Copy out the listing that follows, exactly, without its pictures.
* start Data extract *
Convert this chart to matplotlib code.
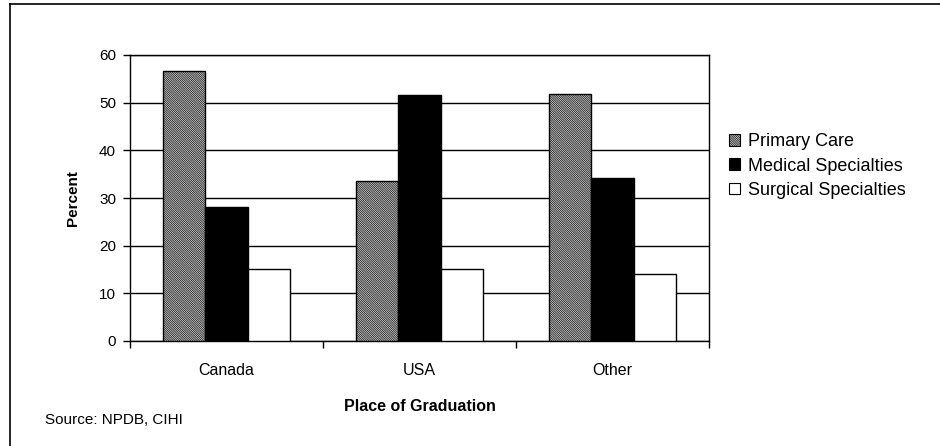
import numpy as np
import matplotlib
matplotlib.use("Agg")
import matplotlib.pyplot as plt
from matplotlib.patches import Patch
from matplotlib.lines import Line2D

plt.rcParams["font.family"] = ["Liberation Sans", "DejaVu Sans"]
plt.rcParams["hatch.linewidth"] = 0.5

# Share of physicians by specialty group and place of graduation (%)
places = ["Canada", "USA", "Other"]
primary_care = [56.6, 33.5, 51.9]
medical_spec = [28.2, 51.7, 34.3]
surgical_spec = [15.2, 15.2, 14.0]
series_names = ["Primary Care", "Medical Specialties", "Surgical Specialties"]
y_ticks = [0, 10, 20, 30, 40, 50, 60]

fig = plt.figure(figsize=(9.4, 4.46), dpi=100)
ax = fig.add_axes([130 / 940, 1 - 341 / 446, 579 / 940, 286 / 446])

x = np.arange(len(places))
w = 0.22
styles = [
    dict(facecolor="white", hatch="\\" * 18),
    dict(facecolor="black"),
    dict(facecolor="white"),
]
for i, (vals, st) in enumerate(zip([primary_care, medical_spec, surgical_spec], styles)):
    ax.bar(x + (i - 1) * w, vals, width=w, edgecolor="black", linewidth=1.0,
           zorder=3, **st)

ax.set_xlim(-0.5, 2.5)
ax.set_ylim(0, 60)
ax.set_yticks(y_ticks)
ax.yaxis.grid(True, color="black", linewidth=1.0, zorder=0)
ax.set_axisbelow(True)

# category labels centred, ticks on the boundaries between categories
ax.set_xticks([-0.5, 0.5, 1.5, 2.5])
ax.set_xticklabels([])
ax.set_xticks(x, minor=True)
ax.set_xticklabels(places, minor=True, fontsize=11.5)
ax.tick_params(axis="x", which="minor", length=0, pad=16)
ax.tick_params(axis="x", which="major", length=5, width=1, direction="out", color="black")
ax.tick_params(axis="y", length=5, width=1, direction="out", labelsize=11, pad=5)
for sp in ax.spines.values():
    sp.set_color("black")
    sp.set_linewidth(1.0)

ax.set_ylabel("Percent", fontsize=11, fontweight="bold", labelpad=14)
ax.set_xlabel("Place of Graduation", fontsize=11.5, fontweight="bold", labelpad=15)

handles = [Patch(edgecolor="black", linewidth=0.8, **st) for st in styles]
fig.legend(handles, series_names, loc="upper left", bbox_to_anchor=(0.768, 0.717),
           frameon=False, fontsize=13, handlelength=0.62, handleheight=0.62,
           handletextpad=0.4, labelspacing=0.4, borderaxespad=0)

fig.text(45 / 940, 1 - 420 / 446, "Source: NPDB, CIHI", fontsize=11, va="center")

# outer chart border
fig.add_artist(Line2D([10 / 940, 1.0], [1 - 4 / 446, 1 - 4 / 446], color="black",
                      linewidth=1.2, transform=fig.transFigure))
fig.add_artist(Line2D([10 / 940, 10 / 940], [0.0, 1 - 4 / 446], color="black",
                      linewidth=1.2, transform=fig.transFigure))

fig.savefig("out.png", dpi=100)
* end Data extract *
### Task result
Convert this chart to matplotlib code.
import numpy as np
import matplotlib
matplotlib.use("Agg")
import matplotlib.pyplot as plt
from matplotlib.patches import Patch
from matplotlib.lines import Line2D

plt.rcParams["font.family"] = ["Liberation Sans", "DejaVu Sans"]
plt.rcParams["hatch.linewidth"] = 0.5

# Share of physicians by specialty group and place of graduation (%)
places = ["Canada", "USA", "Other"]
primary_care = [56.6, 33.5, 51.9]
medical_spec = [28.2, 51.7, 34.3]
surgical_spec = [15.2, 15.2, 14.0]
series_names = ["Primary Care", "Medical Specialties", "Surgical Specialties"]
y_ticks = [0, 10, 20, 30, 40, 50, 60]

fig = plt.figure(figsize=(9.4, 4.46), dpi=100)
ax = fig.add_axes([130 / 940, 1 - 341 / 446, 579 / 940, 286 / 446])

x = np.arange(len(places))
w = 0.22
styles = [
    dict(facecolor="white", hatch="\\" * 18),
    dict(facecolor="black"),
    dict(facecolor="white"),
]
for i, (vals, st) in enumerate(zip([primary_care, medical_spec, surgical_spec], styles)):
    ax.bar(x + (i - 1) * w, vals, width=w, edgecolor="black", linewidth=1.0,
           zorder=3, **st)

ax.set_xlim(-0.5, 2.5)
ax.set_ylim(0, 60)
ax.set_yticks(y_ticks)
ax.yaxis.grid(True, color="black", linewidth=1.0, zorder=0)
ax.set_axisbelow(True)

# category labels centred, ticks on the boundaries between categories
ax.set_xticks([-0.5, 0.5, 1.5, 2.5])
ax.set_xticklabels([])
ax.set_xticks(x, minor=True)
ax.set_xticklabels(places, minor=True, fontsize=11.5)
ax.tick_params(axis="x", which="minor", length=0, pad=16)
ax.tick_params(axis="x", which="major", length=5, width=1, direction="out", color="black")
ax.tick_params(axis="y", length=5, width=1, direction="out", labelsize=11, pad=5)
for sp in ax.spines.values():
    sp.set_color("black")
    sp.set_linewidth(1.0)

ax.set_ylabel("Percent", fontsize=11, fontweight="bold", labelpad=14)
ax.set_xlabel("Place of Graduation", fontsize=11.5, fontweight="bold", labelpad=15)

handles = [Patch(edgecolor="black", linewidth=0.8, **st) for st in styles]
fig.legend(handles, series_names, loc="upper left", bbox_to_anchor=(0.768, 0.717),
           frameon=False, fontsize=13, handlelength=0.62, handleheight=0.62,
           handletextpad=0.4, labelspacing=0.4, borderaxespad=0)

fig.text(45 / 940, 1 - 420 / 446, "Source: NPDB, CIHI", fontsize=11, va="center")

# outer chart border
fig.add_artist(Line2D([10 / 940, 1.0], [1 - 4 / 446, 1 - 4 / 446], color="black",
                      linewidth=1.2, transform=fig.transFigure))
fig.add_artist(Line2D([10 / 940, 10 / 940], [0.0, 1 - 4 / 446], color="black",
                      linewidth=1.2, transform=fig.transFigure))

fig.savefig("out.png", dpi=100)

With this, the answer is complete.